At least one Bentley was harmed in the making of the TV show.
Warning: There are spoilers ahead for “Good Omens.”
Director Douglas Mackinnon instructed actor David Tennant to channel his “Doctor Who” days on the set of the Amazon’s and BBC’s “Good Omens.” Tennant portrays the demon, Crowley, in the miniseries. In one sequence, he watches his beloved 1930s Bentley – a car he’s owned since it was new – explode in a fiery wreck.”It’s like Doctor Who seeing the TARDIS blow up,” Mackinnon, who directed episodes of the BBC TV series, told Tennant, who played the tenth Doctor.
“Okay, got it,” Mackinnon recalled Tennant saying. Off they went to finish the scene.

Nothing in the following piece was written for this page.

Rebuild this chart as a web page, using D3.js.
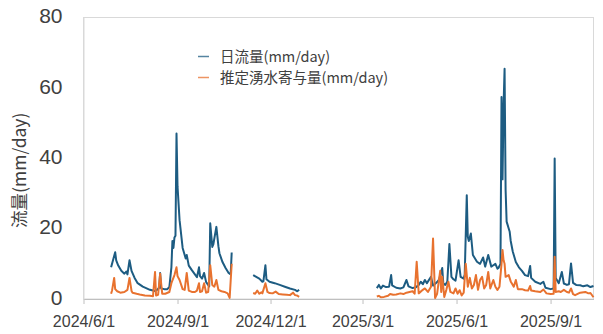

Like Doctor Who and the TARDIS, Crowley’s Bentley is an extension of his character in “Good Omens,” which is based on a 1990 book by Neil Gaiman and Terry Pratchett. Crowley can control the car using his demonic powers. At one point in the TV show, he drives the Bentley through an inferno with sheer imagination and force of will.
Because the Bentley is part of Crowley, one of two main characters in “Good Omens,” the classic car had to look real, while doing things no Bentley of its time could do, like drive 90 miles per hour.
The classic car that appears in the TV show is a mashup of five real, constructed, and CGI versions of the vehicle, Gaiman and Mackinnon told Business Insider.In the novel, Crowley drives a 1926 Bentley. Gaiman and co-author Pratchett didn’t actually know what that Bentley looked like when they wrote it into the book. In those days, Bentley mainly made the engine, wheels, and a few other parts of the car. The body was built by coachbuilders and each car looked different.
“It was in the days before Google,” Gaiman said, explaining the thinking. “26 Bentley, that sounds right.”
A 1933 Bentley that had the spirit of what Gaiman and Pratchett had in mind was used during filming, instead.
But, the car also needed to travel at 90 miles per hour, a speed it could only achieve if driving on a slope for about an hour, Gaiman and Mackinnon said. To simulate the speeds needed, the show used a fully CGI version of the car and rear-projection backgrounds that were filmed a head of time for certain scenes.
“What you see on screen is a complete mishmash,” Mackinnon said.
The car that blows up in the sequence with Tennant was real. To film it, the crew removed the interior of the car and built a set from it, which the actors performed in during other scenes, Gaiman said.
They blew up the exterior.
“Yeah, so, there were many Bentleys,” Mackinnon said.